I...I just don’t know. I had such a hard time finishing this movie, I find it near impossible to break down. There are some nice scenes to be found, a few moments of disturbing visuals that might make your skin crawl. The pacing though, is ungodly slow. The story moves at a snails pace, shepherded by Kari Wuhrer. I’ve seen Ms. Wuhrer put out some quality supporting roles, but for the lead of a franchise known for slow burns and dark terror, she simply doesn’t have a strong enough personality for the role.
By this time in franchise history, the cenobites have been relegated to a secondary role. At best they’re an after thought, shoe horned in simply to keep the franchise name. Let’s be truthful here; if I’m watching “Hellraiser”, I require Pinhead and gore. This time around, my brain was so addled by my viewing habits, along with having to power through this in four separate sessions, all they managed to conjure is snores.
As we come to the eighth film in “Hellraiser” lore, we come upon a fundamental problem, a problem that runs all the way to the movie’s core. It’s not a “Hellraiser” movie. Instead, Pinhead and friends have been turned into run of the mill slashers, and nothing more. Mind you, I love a good slasher, but only in a slasher film. “Hellraiser: Hellworld” and slasher fare or akin to pickles and chocolate; two great tastes, that do not go great together!
It’s a sad outcome too. “Hellraiser: Hellworld” was simply trying to modernize the “Hellraiser” lore.
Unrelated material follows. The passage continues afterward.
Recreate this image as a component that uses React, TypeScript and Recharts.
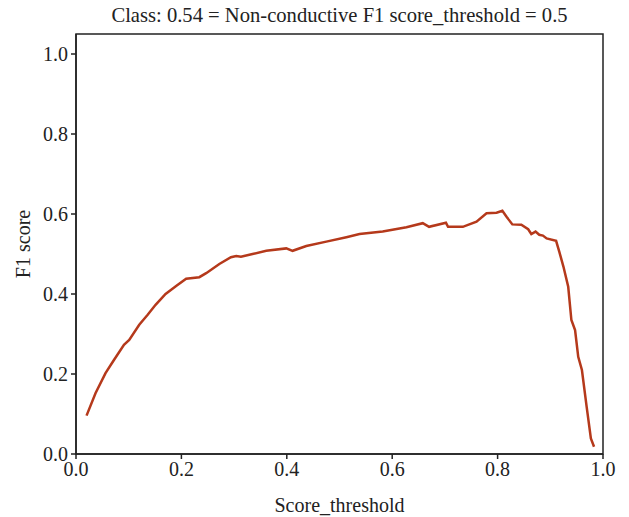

Coming out in 2005, they were trying to play to a younger audience, what with their video games, raves and parties. These aesthetics did not age well at all though. Instead, we get a few hackneyed shots of a very bad video game (even for 2005 standards) and some forced hip and cool idea of a party for these exclusive folks who managed to beat the game. You know, so exclusive that they managed to have 500 people at this private party. And why just single out our group of five or six main characters for the antics of Pinhead and Lance Henriksen? Sure, we find out later, but don’t you think Pinhead would take to a party full of teens that solved his virtual puzzle box with his black hooks of doom like a fat kid given his own personal cake? I’d sure like to think so.
But alas; no.
Finally, my train of pain begins the final approach to the station as we stumble bleary eyed and mush brained into “Hellraiser: Revelations”. I knew it was going to be bad. I may not have been thinking clearly at this point, but I knew.
This movie has a storied history of failed attempts, various scripts and more. Plus, even Doug Bradley decided that it was a lost cause and vacated the role he had owned for eight sub par movies! It seemed doom from the get go. Oh, and let’s not forget, our filmmakers decided to call this a reboot, so they wanted to put their own spin on it. I hope you enjoy first person shaky came, because that’s on tap here too.
Now, some folks will call me crazy here; but I didn’t find the story for “Hellraiser: Revelations” all that bad. It certainly wasn’t great, but you could clearly see where they tried to included parts of the original while making the movie their own. There were flashes of classic “Hellraiser” and a base story that followed the original framework. However, they continued to try and modernize things and make the movie more tween friendly, with forced affairs and other nonsense that did nothing but dilute the only good things the film had. Mix the moments with piss poor performances and the movie becomes a serious chore. Pinhead is now a man in a rubbery looking and what’s worse, he cries.
Yes, Pinhead sheds a tear.
As the old saying goes, “Curiosity killed the cat”. If my viewing habits continue on their current course, we may have to update that phrase to “Netflix Killed the Blogger”. Yet, you can rest assured that I”ll be back for more. I can’t help myself. Plus on Netflix, there’s always one more.